Een merkwaardig geschenk.
Hoewel de wijwatersvaten godsdienstige voorwerpen van minder belang schijnen, werden zij nochtans ook reeds in vroegere eeuwen zeer kunstig bewerkt. Behalve beweegbare vaten, die van verschillenden vorm zijn, onderscheidt men de vaststaande, welke van tweeërlei soort zijn: die, welke als kom gedragen worden door een pilaartje op een voetstuk gesteld, en die, welke den vorm van eene schelp hebben en aan den muur zijn vastgemaakt of wel door zin- en kunstrijke versierselen of bijwerken worden gedragen. De schoonste van de eerste soort vindt men in de kerk van den H. Sylvester te Rome; zij zijn uit brons vervaardigd. De merkwaardigste der tweede soort zijn in den St. Pietersdom te Rome: zij bestaan uit eene schelp van antiek geel marmer, geplaatst voor eene hoogblauw marmeren bekleeding, die tot achtergrond dient; twee engelen in de gedaante van kinderen dragen de schelpen; zij steunen op het halfuitloopend loofwerk van den voet der zuilen en hebben zes voeten hoogte, en hunne overeenstemming met de ruime afmetingen der kerk is zoo, dat ze maar schijnen de gewone grootte van kinderen van vier of vijf jaren te hebben.
Het wijwatersvat van de Vaticaansche tentoonstelling, door onze gravure weergegeven, behoort tot de laatste soort en vormt dus eene schelp.
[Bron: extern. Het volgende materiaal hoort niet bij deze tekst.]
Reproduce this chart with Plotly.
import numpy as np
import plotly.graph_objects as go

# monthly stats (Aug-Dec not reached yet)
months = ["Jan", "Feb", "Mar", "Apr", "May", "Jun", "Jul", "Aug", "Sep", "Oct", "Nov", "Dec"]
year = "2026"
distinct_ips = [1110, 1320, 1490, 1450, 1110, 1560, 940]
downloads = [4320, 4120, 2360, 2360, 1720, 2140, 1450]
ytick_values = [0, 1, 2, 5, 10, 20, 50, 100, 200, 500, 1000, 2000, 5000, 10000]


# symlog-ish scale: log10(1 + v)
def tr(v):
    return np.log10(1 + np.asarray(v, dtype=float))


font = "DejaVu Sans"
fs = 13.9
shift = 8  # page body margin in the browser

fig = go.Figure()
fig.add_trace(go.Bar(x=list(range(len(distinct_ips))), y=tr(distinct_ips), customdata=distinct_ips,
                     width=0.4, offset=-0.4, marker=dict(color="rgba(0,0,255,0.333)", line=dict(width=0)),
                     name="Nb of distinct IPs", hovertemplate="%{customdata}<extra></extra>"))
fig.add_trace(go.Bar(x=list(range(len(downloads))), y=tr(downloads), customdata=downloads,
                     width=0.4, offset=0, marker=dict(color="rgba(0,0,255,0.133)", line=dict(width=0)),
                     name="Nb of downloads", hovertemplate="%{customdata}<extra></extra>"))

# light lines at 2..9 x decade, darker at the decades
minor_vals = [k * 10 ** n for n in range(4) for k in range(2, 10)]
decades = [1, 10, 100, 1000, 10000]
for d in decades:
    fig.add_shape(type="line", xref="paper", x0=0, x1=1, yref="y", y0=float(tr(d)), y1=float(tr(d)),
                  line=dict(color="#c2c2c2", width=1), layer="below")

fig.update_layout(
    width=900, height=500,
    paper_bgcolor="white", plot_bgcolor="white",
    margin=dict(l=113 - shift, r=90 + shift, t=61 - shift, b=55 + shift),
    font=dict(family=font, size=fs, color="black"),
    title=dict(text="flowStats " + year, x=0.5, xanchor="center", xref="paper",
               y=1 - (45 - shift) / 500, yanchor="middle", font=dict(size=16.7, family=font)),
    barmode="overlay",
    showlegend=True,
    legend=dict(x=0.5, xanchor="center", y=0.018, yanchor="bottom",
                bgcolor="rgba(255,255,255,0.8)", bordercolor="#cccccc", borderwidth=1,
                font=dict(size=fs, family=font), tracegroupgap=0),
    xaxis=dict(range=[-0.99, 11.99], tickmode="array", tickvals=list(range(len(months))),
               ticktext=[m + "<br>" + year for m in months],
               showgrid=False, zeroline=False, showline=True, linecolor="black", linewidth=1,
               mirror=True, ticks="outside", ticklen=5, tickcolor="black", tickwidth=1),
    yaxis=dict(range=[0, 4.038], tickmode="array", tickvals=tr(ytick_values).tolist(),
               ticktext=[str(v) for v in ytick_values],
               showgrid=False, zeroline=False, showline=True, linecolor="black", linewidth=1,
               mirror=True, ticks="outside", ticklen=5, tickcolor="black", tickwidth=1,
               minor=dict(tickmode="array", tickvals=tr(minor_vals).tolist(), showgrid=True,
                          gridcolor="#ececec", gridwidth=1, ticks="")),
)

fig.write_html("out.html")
Deze schelp, ook van palmhout gelijk het geheel, is vastgehecht aan een versiersel of bijwerk van vijf gothieke torentjes, waarvan het middelste en hoogste een troonhemel uitmaakt, en de andere eene stadspoort of andere gebouwen voorstellen. Op den achtergrond is een altaar of opene kerk verbeeld, waaruit eene fijn uitgevoerde groep van drie personen komt. Deze stelt de H. Clara voor met twee gezellinnen, wellicht hare moeder Hortulana en hare zuster Agnes. Die voorstelling teekent het oogenblik, waarop de H. Clara uit de kerk van den H. Damianus te Assisië komt, het Allerheiligste dragende en de ongeloovige Sarracenen, die haar klooster willen bestormen, te gemoet gaat. De overlevering wil dat de ongeloovigen bij het zien van het H. Sakrament, wonderdadig met schrik geslagen werden en op de vlucht togen.
De talentvolle kunstenaar, die hier den beitel hanteerde, is eene werkzuster van een klooster van arme Clarissen in de stad Millau (Aveyron-Frankrijk). Toen men overal sprak van het gouden priesterjubilé des Pauzen en men zich voorbereidde dit merkwaardig feest te vieren door giften aan Zijne Heiligheid op te dragen, verlangden deze kloosterlingen, arm in goederen der aarde, maar rijk in geloof, den H. Vader ook iets aan te bieden.
Wanneer men dit kleine meesterstuk in zijne bijzonderheden beschouwt, zal men het geduld en de zorg, waarmede het is afgewerkt, moeten bewonderen, en het is gemakkelijk na te gaan met welke edelmoedige geestdrift de goede zusters dit voorwerp den weg van Rome hebben opgezonden.
Dit merkwaardige kunstwerk is thans door den H. Vader geschonken aan eene loterij, die te Wessem in Limburg werd ingericht ter ondersteuning van het St. Jozefsgesticht dier plaats.